Thursday, January 3, 2019
Court of Appeal:
Segal Says No Waiver by Administrator, Who Did Not Request a Hearing;
Lawyer, Who Was Pushing for Fees, Didn’t Advise of That Right
By a MetNews Staff Writer
The Court of Appeal for this district yesterday reversed an order granting a lawyer statutory and extraordinary attorneys’ fees in a probate case because the judge did not afford an evidentiary hearing to the objecting administrator of the estate, holding that his failure to request such a hearing did not amount to a forfeiture of the right, under the circumstances.
The opinion, which was not certified for publication, nullifies an award by Los Angeles Superior Court Judge William P. Barry to mid-Wilshire attorney Larry D. Lewellyn of $11,200 in statutory fees based on the estimated value of the sole asset of the estate and $24,130 for extraordinary services.

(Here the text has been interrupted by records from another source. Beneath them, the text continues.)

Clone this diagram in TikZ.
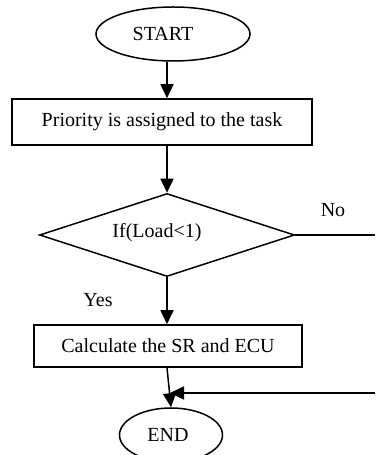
\documentclass[tikz,border=0pt]{standalone}
\usepackage{fontspec}
\setmainfont{Liberation Serif}
\usetikzlibrary{shapes.geometric,arrows.meta}
\begin{document}
\begin{tikzpicture}[x=1pt,y=1pt,
  every node/.style={font=\fontsize{20}{24}\selectfont, inner sep=0pt},
  term/.style={draw, ellipse, line width=1.5pt},
  proc/.style={draw, rectangle, line width=1.5pt},
  decide/.style={draw, diamond, line width=1.5pt},
  flow/.style={line width=1.5pt, -{Triangle[length=14pt,width=13pt]}},
  plain/.style={line width=1.5pt}]
\useasboundingbox (0,0) rectangle (375,455);
% terminals, steps and the test
\node[term, minimum width=154pt, minimum height=54pt] (start) at (173,421) {};
\node (starttext) at (163,421) {START};
\node[proc, minimum width=300pt, minimum height=46pt] (prio) at (162,333) {Priority is assigned to the task};
\node[decide, minimum width=255pt, minimum height=83pt] (dia) at (167,220) {};
\node (cond) at (157,222) {If(Load<1)};
\node[proc, minimum width=268pt, minimum height=42pt] (calc) at (168,109) {Calculate the SR and ECU};
\node[term, minimum width=103pt, minimum height=54pt] (end) at (171,20) {};
\node (endtext) at (168,20) {END};
% branch labels
\node (no) at (333,245) {No};
\node (yes) at (98,155) {Yes};
% free ends of the branch lines
\coordinate (noend) at (375,220);
\coordinate (backin) at (375,62);
\coordinate (backtip) at (170,62);
% connectors
\draw[flow] (dia.north |- start.south) -- (dia.north |- prio.north);
\draw[flow] (dia.north |- prio.south) -- (dia.north);
\draw[flow] (dia.south) -- (dia.south |- calc.north);
\draw[flow] (dia.south |- calc.south) -- (end.north);
\draw[plain] (dia.east) -- (noend);
\draw[flow] (backin) -- (backtip);
\end{tikzpicture}
\end{document}
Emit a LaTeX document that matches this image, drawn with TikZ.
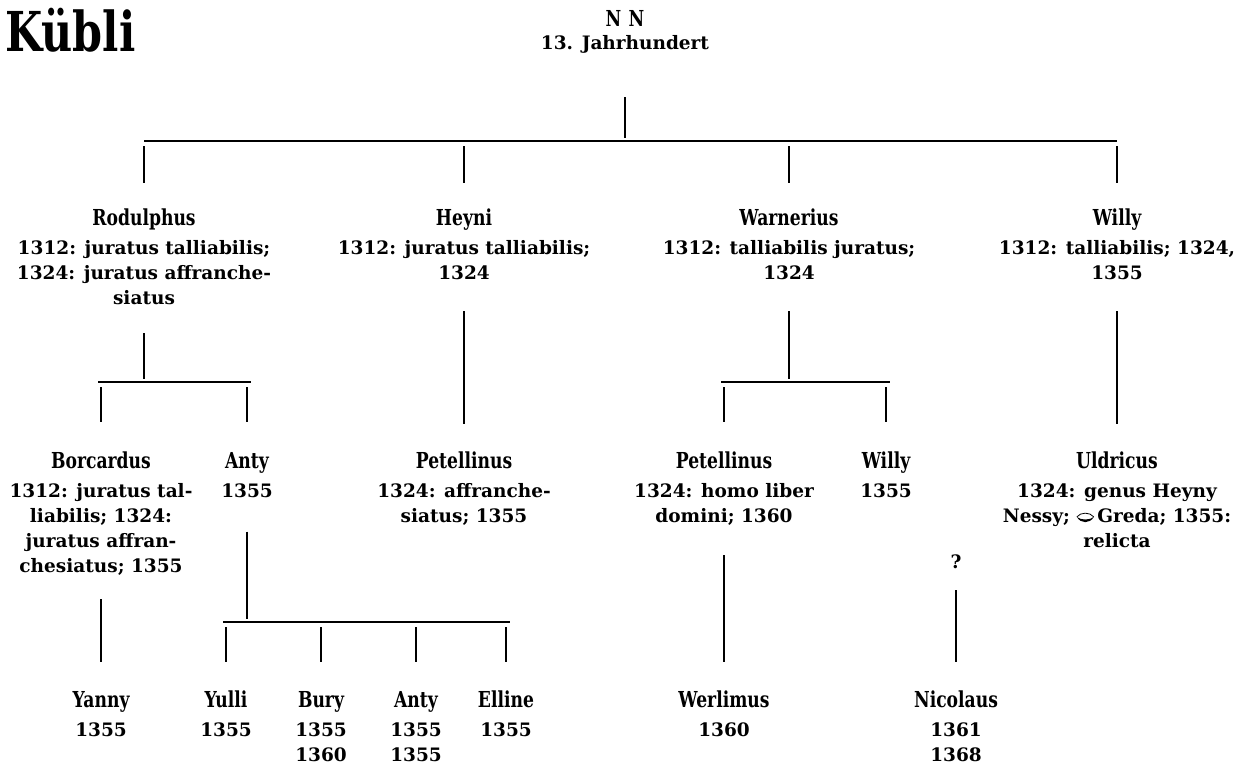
\documentclass[tikz,border=0pt]{standalone}
\usepackage{fontspec}
\setmainfont{DejaVu Serif}
\newfontfamily\namefont{DejaVu Serif}[FakeStretch=0.78]
\newfontfamily\titlefont{DejaVu Serif}[FakeStretch=0.78]
\newcommand{\nm}[1]{{\namefont\fontsize{22}{25}\selectfont\bfseries #1}}
% marriage sign
\newcommand{\conj}{\tikz[baseline=0pt,x=1pt,y=1pt]{%
  \draw[line width=0.8pt] (0,6) .. controls (4,11) and (13,11) .. (17,6);
  \fill (0,6) .. controls (4,-1) and (13,-1) .. (17,6) .. controls (13,2.5) and (4,2.5) .. (0,6) -- cycle;}}

\begin{document}
\begin{tikzpicture}[x=1pt,y=1pt,yscale=-1,
	person/.style={anchor=north,align=center,inner sep=0pt,font=\fontsize{18.5}{25}\selectfont\bfseries},
	link/.style={line width=1.2pt},
	bar/.style={line width=1.5pt}]
	\useasboundingbox (0,0) rectangle (1239,765);
	
	% Title
	\node [anchor=base west,inner sep=0pt,font=\titlefont\fontsize{55}{60}\selectfont\bfseries] (title) at (5,52) {Kübli};
	
	% Text Node
	\node [person] (nn) at (625,10) {\nm{N\,\,N}\\[-2pt] 13. Jahrhundert};
	% Text Node
	\node [person] (rod) at (144,209) {\nm{Rodulphus}\\[4pt] 1312: juratus talliabilis;\\ 1324: juratus affranche-\\ siatus};
	% Text Node
	\node [person] (hey) at (464,209) {\nm{Heyni}\\[4pt] 1312: juratus talliabilis;\\ 1324};
	% Text Node
	\node [person] (war) at (789,209) {\nm{Warnerius}\\[4pt] 1312: talliabilis juratus;\\ 1324};
	% Text Node
	\node [person] (wil) at (1117,209) {\nm{Willy}\\[4pt] 1312: talliabilis; 1324,\\ 1355};
	
	% Text Node
	\node [person] (bor) at (101,452) {\nm{Borcardus}\\[4pt] 1312: juratus tal-\\ liabilis; 1324:\\ juratus affran-\\ chesiatus; 1355};
	% Text Node
	\node [person] (anty) at (247,452) {\nm{Anty}\\[4pt] 1355};
	% Text Node
	\node [person] (pet1) at (464,452) {\nm{Petellinus}\\[4pt] 1324: affranche-\\ siatus; 1355};
	% Text Node
	\node [person] (pet2) at (724,452) {\nm{Petellinus}\\[4pt] 1324: homo liber\\ domini; 1360};
	% Text Node
	\node [person] (wil2) at (886,452) {\nm{Willy}\\[4pt] 1355};
	% Text Node
	\node [person] (uld) at (1117,452) {\nm{Uldricus}\\[4pt] 1324: genus Heyny\\ Nessy; \conj\,Greda; 1355:\\ relicta};
	% Text Node
	\node [person] (q) at (956,555) {?};
	
	% Text Node
	\node [person] (yan) at (101,691) {\nm{Yanny}\\[4pt] 1355};
	% Text Node
	\node [person] (yul) at (226,691) {\nm{Yulli}\\[4pt] 1355};
	% Text Node
	\node [person] (bur) at (321,691) {\nm{Bury}\\[4pt] 1355\\ 1360};
	% Text Node
	\node [person] (ant2) at (416,691) {\nm{Anty}\\[4pt] 1355\\ 1355};
	% Text Node
	\node [person] (ell) at (506,691) {\nm{Elline}\\[4pt] 1355};
	% Text Node
	\node [person] (wer) at (724,691) {\nm{Werlimus}\\[4pt] 1360};
	% Text Node
	\node [person] (nic) at (956,691) {\nm{Nicolaus}\\[4pt] 1361\\ 1368};
	
	% bars
	\coordinate (bar1) at (625,141);
	\coordinate (bar2) at (145,382);
	\coordinate (bar3) at (788,382);
	\coordinate (bar4) at (247,622);
	
	%Straight Lines
	\draw [link,shorten >=3pt] ([yshift=44pt]nn.south) -- (nn |- bar1);
	\draw [bar] (rod |- bar1) -- (wil |- bar1);
	\foreach \c in {rod,hey,war,wil}
		\draw [link,shorten <=5pt] (\c |- bar1) -- ([yshift=-26pt]\c.north);
	
	%Straight Lines
	\draw [link,shorten >=3pt] ([yshift=28pt]rod.south) -- (rod |- bar2);
	\draw [bar,shorten <=-3pt,shorten >=-4pt] (bor |- bar2) -- (anty |- bar2);
	\foreach \c in {bor,anty}
		\draw [link,shorten <=5pt] (\c |- bar2) -- ([yshift=-30pt]\c.north);
	
	%Straight Lines
	\draw [link] ([yshift=31pt]hey.south) -- ([yshift=-28pt]pet1.north);
	
	%Straight Lines
	\draw [link,shorten >=3pt] ([yshift=31pt]war.south) -- (war |- bar3);
	\draw [bar,shorten <=-3pt,shorten >=-4pt] (pet2 |- bar3) -- (wil2 |- bar3);
	\foreach \c in {pet2,wil2}
		\draw [link,shorten <=5pt] (\c |- bar3) -- ([yshift=-30pt]\c.north);
	
	%Straight Lines
	\draw [link] ([yshift=31pt]wil.south) -- ([yshift=-28pt]uld.north);
	
	%Straight Lines
	\draw [link] ([yshift=23pt]bor.south) -- ([yshift=-29pt]yan.north);
	\draw [link,shorten >=3pt] ([yshift=34pt]anty.south) -- (anty |- bar4);
	\draw [bar,shorten <=-3pt,shorten >=-4pt] (yul |- bar4) -- (ell |- bar4);
	\foreach \c in {yul,bur,ant2,ell}
		\draw [link,shorten <=5pt] (\c |- bar4) -- ([yshift=-29pt]\c.north);
	
	%Straight Lines
	\draw [link] ([yshift=29pt]pet2.south) -- ([yshift=-29pt]wer.north);
	\draw [link] ([yshift=21pt]q.south) -- ([yshift=-29pt]nic.north);
	
\end{tikzpicture}
\end{document}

The administrator, Gerald Willard, son of the decedent, contended the asset, a parcel of real property, was actually worth $145,000, not the appraised value of $410,000; that extraordinary fees were sought for bungled services which required hiring another lawyer to remedy; that Lewellyn had, without excuse, Lewellyn waited 18 months before instituting probate proceedings; that some services ostensibly rendered—such as a purported telephone conversation with a person who had been dead for serveral months—were unreasonably listed; and that the award did not take into account moneys already paid.
Willard pointed to a right to an evidentiary hearing under Probate Code §1022.
Right Not Forfeited
Segal noted that a party can, by not seeking an evidentiary hearing, forfeit the right to such a hearing. Although Lewellyn made no such request, he said, there was no forfeiture, explaining:
“The contested proceeding here was between the administrator of an estate and the attorney representing the administrator regarding the attorney’s right to statutory and extraordinary fees. Lewellyn had no incentive to request an evidentiary hearing on Willard’s behalf, nor to advise Willard he had a statutory right to an evidentiary hearing. Lewellyn wanted the court to approve his request for extraordinary fees, not to question it. In all likelihood, Willard did not even know he could request an evidentiary hearing (Lewellyn had not requested one), and Willard did not have independent legal advice telling him he could do so.”
“The probate court, on the other hand, could have protected Willard’s rights as a person interested in the estate by giving him an opportunity to have an evidentiary hearing, or at least asking whether he wanted one….And whenever possible we will not strictly apply technical rules of procedure in a manner that deprives a self-represented litigant of a hearing.”
Remanded With Directions
The case was remanded “with directions for the probate court to hold an evidentiary hearing on Willard’s objections to Lewellyn’s request for an award of extraordinary attorneys’ fees.”
Segal’s opinion came in Estate of Willard, B282122.
Willard represented himself on appeal, joined by Palm Springs attorney Wendy Sabina Dowse of Slovak Baron Empey Murphy & Pinkey LLP. Lewellyn also represented himself, teamed with Janice R. Mazur of the El Cajon firm of Mazur & Mazur.
The opinion notes that Willard made a complaint to the State Bar as to Lewellyn’s conduct. No proceeding is pending against him.
Lewellyn received private reproval in 2001, based on a failure to act competently, and a public reproval in 2004, based on a similar violation. In the latter case, he represented to a client that he had the authority to administer an estate, under the Independent Administration of Estates Act, without court supervision, resulting in an invalid sale of real property, causing the client harm.